- **Material for this exercise**:
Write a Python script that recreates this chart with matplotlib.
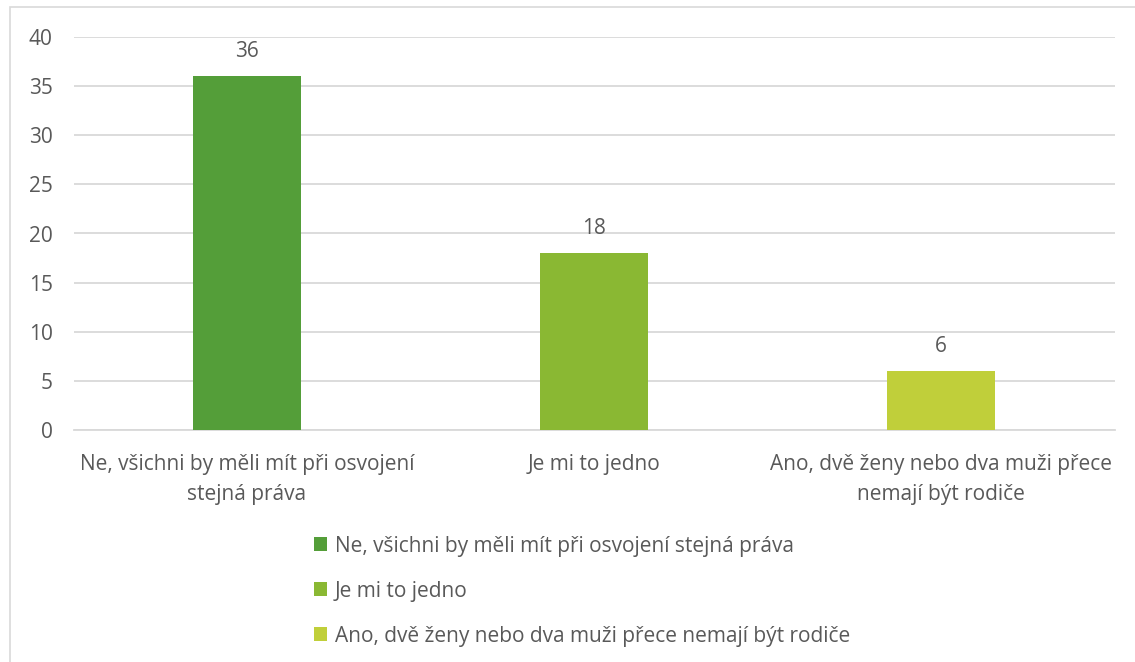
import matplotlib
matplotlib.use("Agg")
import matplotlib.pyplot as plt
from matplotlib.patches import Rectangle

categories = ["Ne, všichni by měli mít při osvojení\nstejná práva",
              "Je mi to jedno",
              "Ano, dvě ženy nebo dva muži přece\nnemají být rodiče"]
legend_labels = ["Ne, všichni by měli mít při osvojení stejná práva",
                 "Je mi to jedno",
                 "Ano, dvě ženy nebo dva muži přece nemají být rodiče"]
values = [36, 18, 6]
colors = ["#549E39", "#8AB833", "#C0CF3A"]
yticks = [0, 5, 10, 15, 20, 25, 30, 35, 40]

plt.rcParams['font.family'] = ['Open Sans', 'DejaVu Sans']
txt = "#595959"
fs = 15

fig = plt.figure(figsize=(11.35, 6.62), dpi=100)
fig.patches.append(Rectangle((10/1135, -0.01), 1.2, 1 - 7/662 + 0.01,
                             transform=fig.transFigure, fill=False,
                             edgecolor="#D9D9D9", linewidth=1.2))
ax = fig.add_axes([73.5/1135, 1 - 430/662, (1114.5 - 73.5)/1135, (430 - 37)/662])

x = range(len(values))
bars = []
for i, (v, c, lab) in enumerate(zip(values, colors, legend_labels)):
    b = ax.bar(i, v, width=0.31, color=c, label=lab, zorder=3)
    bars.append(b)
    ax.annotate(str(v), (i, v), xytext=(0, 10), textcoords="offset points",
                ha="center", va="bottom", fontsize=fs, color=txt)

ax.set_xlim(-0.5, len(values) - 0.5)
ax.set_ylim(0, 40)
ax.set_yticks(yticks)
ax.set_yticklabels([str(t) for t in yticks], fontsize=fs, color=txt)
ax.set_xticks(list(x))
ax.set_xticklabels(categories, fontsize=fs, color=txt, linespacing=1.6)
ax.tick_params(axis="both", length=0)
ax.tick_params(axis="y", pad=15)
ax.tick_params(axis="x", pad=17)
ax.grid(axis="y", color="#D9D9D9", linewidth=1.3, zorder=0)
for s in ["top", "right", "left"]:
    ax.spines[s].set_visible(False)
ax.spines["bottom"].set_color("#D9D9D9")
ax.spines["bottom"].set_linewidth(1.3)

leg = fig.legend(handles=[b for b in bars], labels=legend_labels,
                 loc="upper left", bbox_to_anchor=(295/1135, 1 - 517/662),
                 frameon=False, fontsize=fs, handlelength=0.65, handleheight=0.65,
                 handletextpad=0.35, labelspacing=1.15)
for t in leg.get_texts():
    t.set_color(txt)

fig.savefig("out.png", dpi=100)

...

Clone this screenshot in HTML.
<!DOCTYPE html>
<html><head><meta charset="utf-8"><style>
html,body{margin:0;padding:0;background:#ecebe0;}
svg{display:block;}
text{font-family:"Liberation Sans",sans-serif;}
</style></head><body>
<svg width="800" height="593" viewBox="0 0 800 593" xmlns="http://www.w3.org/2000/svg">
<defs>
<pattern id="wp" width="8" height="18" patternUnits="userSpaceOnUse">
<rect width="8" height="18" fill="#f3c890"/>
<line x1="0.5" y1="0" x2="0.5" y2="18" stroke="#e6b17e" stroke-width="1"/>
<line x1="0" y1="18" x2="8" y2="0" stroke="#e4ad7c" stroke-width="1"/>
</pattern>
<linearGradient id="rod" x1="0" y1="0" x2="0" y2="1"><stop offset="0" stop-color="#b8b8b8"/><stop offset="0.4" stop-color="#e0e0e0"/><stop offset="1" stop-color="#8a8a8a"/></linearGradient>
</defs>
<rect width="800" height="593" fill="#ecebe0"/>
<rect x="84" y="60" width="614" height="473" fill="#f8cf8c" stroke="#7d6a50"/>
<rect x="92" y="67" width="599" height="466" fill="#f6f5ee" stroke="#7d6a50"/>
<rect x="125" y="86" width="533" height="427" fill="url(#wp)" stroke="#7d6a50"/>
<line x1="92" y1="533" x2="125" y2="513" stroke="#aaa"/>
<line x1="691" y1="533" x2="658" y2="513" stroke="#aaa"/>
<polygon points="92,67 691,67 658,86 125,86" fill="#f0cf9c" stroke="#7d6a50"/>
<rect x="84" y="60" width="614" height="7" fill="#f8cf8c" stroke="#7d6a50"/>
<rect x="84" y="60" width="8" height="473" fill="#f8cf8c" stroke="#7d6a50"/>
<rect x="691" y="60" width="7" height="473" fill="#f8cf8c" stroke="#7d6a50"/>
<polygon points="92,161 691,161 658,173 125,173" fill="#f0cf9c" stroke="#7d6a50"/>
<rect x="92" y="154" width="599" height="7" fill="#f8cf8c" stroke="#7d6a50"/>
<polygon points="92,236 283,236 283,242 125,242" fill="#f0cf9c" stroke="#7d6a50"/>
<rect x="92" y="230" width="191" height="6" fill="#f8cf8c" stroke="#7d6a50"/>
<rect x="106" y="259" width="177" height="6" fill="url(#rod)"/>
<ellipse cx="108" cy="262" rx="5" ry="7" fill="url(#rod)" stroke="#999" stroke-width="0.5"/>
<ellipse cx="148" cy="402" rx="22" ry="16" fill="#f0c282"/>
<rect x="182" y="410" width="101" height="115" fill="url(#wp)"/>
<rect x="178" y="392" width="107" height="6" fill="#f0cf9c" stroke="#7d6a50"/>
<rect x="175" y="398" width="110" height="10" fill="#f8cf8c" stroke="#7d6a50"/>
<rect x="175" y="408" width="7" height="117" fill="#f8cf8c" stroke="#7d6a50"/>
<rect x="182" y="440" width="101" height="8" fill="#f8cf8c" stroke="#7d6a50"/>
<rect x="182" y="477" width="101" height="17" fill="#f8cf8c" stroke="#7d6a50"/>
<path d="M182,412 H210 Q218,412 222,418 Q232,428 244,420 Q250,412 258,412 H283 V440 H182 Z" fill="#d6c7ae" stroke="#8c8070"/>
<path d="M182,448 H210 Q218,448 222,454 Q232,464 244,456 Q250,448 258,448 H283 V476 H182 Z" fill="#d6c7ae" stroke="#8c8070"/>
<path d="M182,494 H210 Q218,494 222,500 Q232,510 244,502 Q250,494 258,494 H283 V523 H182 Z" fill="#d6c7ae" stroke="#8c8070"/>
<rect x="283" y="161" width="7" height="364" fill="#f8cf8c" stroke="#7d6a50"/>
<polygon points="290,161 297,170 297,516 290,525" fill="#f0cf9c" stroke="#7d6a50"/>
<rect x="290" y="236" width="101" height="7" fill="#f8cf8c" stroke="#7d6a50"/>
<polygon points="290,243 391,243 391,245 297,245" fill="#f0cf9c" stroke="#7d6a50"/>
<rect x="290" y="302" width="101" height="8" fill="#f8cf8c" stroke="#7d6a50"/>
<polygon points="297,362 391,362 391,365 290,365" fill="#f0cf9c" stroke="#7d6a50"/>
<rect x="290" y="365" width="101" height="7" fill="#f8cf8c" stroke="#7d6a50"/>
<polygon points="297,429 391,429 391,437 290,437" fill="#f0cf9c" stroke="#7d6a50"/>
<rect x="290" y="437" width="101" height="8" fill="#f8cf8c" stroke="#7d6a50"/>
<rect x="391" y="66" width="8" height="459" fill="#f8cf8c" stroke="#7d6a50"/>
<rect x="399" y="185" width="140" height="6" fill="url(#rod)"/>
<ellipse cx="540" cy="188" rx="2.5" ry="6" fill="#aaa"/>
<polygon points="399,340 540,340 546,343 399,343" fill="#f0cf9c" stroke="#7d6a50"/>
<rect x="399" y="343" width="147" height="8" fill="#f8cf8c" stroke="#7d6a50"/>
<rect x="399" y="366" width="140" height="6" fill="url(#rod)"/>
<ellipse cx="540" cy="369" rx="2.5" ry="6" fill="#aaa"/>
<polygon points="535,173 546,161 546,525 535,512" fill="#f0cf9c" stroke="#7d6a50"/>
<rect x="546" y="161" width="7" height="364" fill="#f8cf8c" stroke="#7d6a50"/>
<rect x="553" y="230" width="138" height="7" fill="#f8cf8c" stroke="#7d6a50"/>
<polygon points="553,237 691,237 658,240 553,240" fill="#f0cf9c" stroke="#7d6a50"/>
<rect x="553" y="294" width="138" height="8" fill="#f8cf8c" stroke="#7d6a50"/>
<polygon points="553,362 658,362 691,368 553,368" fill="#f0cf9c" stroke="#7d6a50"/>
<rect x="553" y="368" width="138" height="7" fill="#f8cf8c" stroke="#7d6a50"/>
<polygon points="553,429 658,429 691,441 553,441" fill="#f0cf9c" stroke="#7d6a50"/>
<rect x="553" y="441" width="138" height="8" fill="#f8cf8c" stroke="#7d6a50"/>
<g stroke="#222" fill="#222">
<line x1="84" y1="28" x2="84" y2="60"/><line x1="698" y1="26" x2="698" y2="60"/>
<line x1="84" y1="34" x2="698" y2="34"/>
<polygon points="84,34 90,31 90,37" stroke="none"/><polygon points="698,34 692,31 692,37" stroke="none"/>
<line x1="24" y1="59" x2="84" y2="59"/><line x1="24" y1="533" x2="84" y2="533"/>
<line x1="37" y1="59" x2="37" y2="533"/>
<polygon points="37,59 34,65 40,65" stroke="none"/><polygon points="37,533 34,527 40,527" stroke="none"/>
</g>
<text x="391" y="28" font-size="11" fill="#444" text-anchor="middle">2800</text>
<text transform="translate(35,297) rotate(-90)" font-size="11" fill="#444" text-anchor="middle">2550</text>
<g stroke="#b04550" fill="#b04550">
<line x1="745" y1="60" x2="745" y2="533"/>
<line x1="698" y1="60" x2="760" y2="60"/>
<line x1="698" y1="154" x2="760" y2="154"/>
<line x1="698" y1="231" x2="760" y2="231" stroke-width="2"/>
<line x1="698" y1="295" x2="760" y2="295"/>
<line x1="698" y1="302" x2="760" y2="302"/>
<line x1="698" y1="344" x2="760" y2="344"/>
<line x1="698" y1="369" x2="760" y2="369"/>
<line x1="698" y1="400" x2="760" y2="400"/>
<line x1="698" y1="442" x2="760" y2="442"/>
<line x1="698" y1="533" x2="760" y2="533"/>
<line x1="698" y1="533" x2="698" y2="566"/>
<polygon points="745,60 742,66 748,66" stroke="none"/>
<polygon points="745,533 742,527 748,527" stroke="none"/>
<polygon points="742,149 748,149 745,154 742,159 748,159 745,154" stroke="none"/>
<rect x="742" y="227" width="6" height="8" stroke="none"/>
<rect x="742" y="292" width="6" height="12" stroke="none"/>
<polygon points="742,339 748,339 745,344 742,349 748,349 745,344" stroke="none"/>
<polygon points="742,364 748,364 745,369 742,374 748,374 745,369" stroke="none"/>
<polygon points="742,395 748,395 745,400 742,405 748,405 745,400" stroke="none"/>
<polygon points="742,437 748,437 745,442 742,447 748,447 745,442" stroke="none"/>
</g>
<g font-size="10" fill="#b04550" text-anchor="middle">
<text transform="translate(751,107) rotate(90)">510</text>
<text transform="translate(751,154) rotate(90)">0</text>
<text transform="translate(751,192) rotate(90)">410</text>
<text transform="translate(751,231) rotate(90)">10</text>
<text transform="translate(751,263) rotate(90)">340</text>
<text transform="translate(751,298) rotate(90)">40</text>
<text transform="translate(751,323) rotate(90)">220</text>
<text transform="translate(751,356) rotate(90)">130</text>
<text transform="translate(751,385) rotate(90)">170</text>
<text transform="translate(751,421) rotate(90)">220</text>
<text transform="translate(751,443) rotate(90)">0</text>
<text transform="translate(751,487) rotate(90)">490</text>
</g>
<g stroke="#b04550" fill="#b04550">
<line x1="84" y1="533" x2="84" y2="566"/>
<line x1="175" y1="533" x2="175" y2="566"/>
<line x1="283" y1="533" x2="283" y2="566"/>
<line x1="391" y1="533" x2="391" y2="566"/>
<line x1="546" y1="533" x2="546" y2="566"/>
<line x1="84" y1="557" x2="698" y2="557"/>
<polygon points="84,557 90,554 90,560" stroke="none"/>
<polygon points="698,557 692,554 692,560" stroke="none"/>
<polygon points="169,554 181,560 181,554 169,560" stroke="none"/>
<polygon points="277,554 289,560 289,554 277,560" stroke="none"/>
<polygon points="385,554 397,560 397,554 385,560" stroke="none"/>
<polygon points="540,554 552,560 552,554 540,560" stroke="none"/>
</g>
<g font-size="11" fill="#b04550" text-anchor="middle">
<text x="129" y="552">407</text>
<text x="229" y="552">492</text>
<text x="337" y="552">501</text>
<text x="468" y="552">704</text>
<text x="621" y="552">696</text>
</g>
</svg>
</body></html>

---

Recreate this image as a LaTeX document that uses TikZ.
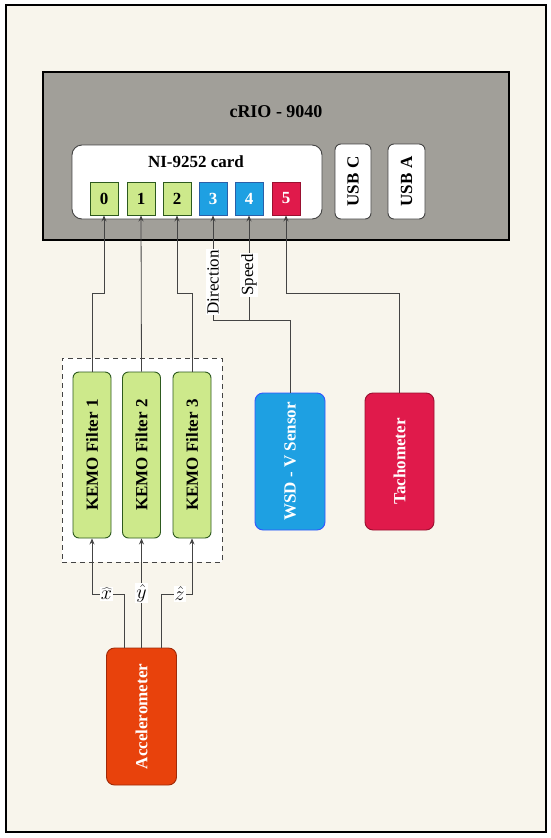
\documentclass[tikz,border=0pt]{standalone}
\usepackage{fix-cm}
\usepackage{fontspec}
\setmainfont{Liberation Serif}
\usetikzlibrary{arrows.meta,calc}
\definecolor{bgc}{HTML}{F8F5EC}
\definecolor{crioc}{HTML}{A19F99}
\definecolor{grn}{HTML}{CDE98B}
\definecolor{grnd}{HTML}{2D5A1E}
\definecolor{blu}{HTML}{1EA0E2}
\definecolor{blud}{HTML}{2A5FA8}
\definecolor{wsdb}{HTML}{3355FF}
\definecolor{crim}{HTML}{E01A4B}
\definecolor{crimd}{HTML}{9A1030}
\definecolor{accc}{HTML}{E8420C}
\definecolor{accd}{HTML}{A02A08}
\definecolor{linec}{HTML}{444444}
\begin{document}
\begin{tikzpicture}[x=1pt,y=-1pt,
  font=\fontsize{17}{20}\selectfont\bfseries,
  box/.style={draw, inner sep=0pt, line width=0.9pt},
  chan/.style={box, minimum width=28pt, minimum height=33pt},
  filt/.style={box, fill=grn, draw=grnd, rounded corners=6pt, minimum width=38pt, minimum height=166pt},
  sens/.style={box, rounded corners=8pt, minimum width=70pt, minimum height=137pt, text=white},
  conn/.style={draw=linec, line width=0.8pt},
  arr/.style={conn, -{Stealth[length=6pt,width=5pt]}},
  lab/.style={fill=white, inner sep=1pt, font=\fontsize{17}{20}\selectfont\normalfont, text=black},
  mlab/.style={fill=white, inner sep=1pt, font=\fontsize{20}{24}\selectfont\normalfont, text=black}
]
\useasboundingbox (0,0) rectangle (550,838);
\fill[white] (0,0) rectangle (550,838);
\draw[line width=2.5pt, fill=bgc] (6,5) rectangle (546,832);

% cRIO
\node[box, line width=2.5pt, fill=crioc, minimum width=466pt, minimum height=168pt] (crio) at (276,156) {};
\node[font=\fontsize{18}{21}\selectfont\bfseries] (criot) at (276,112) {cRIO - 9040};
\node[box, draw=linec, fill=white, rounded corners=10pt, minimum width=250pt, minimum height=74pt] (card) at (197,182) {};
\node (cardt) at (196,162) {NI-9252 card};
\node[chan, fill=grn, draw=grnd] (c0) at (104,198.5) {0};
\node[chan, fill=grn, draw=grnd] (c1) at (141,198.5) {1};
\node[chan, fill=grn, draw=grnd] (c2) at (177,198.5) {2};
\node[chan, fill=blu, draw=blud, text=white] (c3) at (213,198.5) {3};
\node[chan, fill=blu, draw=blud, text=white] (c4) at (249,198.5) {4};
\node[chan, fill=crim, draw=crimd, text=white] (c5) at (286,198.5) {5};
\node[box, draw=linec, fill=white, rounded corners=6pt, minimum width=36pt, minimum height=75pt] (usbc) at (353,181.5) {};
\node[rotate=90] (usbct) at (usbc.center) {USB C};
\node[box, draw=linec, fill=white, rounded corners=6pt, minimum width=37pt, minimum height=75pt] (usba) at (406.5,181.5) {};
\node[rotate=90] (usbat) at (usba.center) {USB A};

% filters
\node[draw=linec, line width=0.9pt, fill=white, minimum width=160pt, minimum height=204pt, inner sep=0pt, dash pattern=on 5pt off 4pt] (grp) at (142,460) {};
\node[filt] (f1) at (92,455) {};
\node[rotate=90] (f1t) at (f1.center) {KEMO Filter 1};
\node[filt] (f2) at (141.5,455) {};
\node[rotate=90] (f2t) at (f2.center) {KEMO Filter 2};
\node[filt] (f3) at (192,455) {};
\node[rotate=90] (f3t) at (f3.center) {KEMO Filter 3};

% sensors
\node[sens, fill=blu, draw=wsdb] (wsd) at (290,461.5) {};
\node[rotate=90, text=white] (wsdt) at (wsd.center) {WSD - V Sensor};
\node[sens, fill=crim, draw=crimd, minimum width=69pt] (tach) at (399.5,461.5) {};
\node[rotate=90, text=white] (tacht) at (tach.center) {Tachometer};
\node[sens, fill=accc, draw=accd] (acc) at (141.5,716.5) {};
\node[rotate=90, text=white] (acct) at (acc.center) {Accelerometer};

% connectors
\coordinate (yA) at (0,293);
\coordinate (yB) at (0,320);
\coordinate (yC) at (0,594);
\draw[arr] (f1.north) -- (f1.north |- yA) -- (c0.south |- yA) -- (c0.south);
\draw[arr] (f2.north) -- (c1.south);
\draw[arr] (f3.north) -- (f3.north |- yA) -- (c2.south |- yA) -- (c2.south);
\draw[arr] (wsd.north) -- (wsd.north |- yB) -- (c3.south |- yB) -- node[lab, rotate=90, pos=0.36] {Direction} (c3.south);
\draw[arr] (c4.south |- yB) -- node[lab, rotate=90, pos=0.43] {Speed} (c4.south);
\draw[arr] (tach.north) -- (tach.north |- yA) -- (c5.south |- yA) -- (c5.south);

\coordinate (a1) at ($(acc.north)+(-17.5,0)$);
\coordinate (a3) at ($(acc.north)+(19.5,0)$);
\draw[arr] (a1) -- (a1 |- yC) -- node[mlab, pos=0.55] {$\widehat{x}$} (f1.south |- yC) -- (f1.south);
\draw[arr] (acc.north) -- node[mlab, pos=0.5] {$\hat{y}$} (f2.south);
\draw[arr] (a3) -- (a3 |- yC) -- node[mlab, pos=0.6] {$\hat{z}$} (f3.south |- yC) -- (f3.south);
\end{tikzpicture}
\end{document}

- **Goal of the exercise**: Take the stretch from the line containing "Write a Python" through the line containing "yticks = [0, 5, 10, 15, 20, 25, 30, 35, 40]" and reproduce it exactly, both ends included. Omit the pictures.

- **Exercise output**:
Write a Python script that recreates this chart with matplotlib.
import matplotlib
matplotlib.use("Agg")
import matplotlib.pyplot as plt
from matplotlib.patches import Rectangle

categories = ["Ne, všichni by měli mít při osvojení\nstejná práva",
              "Je mi to jedno",
              "Ano, dvě ženy nebo dva muži přece\nnemají být rodiče"]
legend_labels = ["Ne, všichni by měli mít při osvojení stejná práva",
                 "Je mi to jedno",
                 "Ano, dvě ženy nebo dva muži přece nemají být rodiče"]
values = [36, 18, 6]
colors = ["#549E39", "#8AB833", "#C0CF3A"]
yticks = [0, 5, 10, 15, 20, 25, 30, 35, 40]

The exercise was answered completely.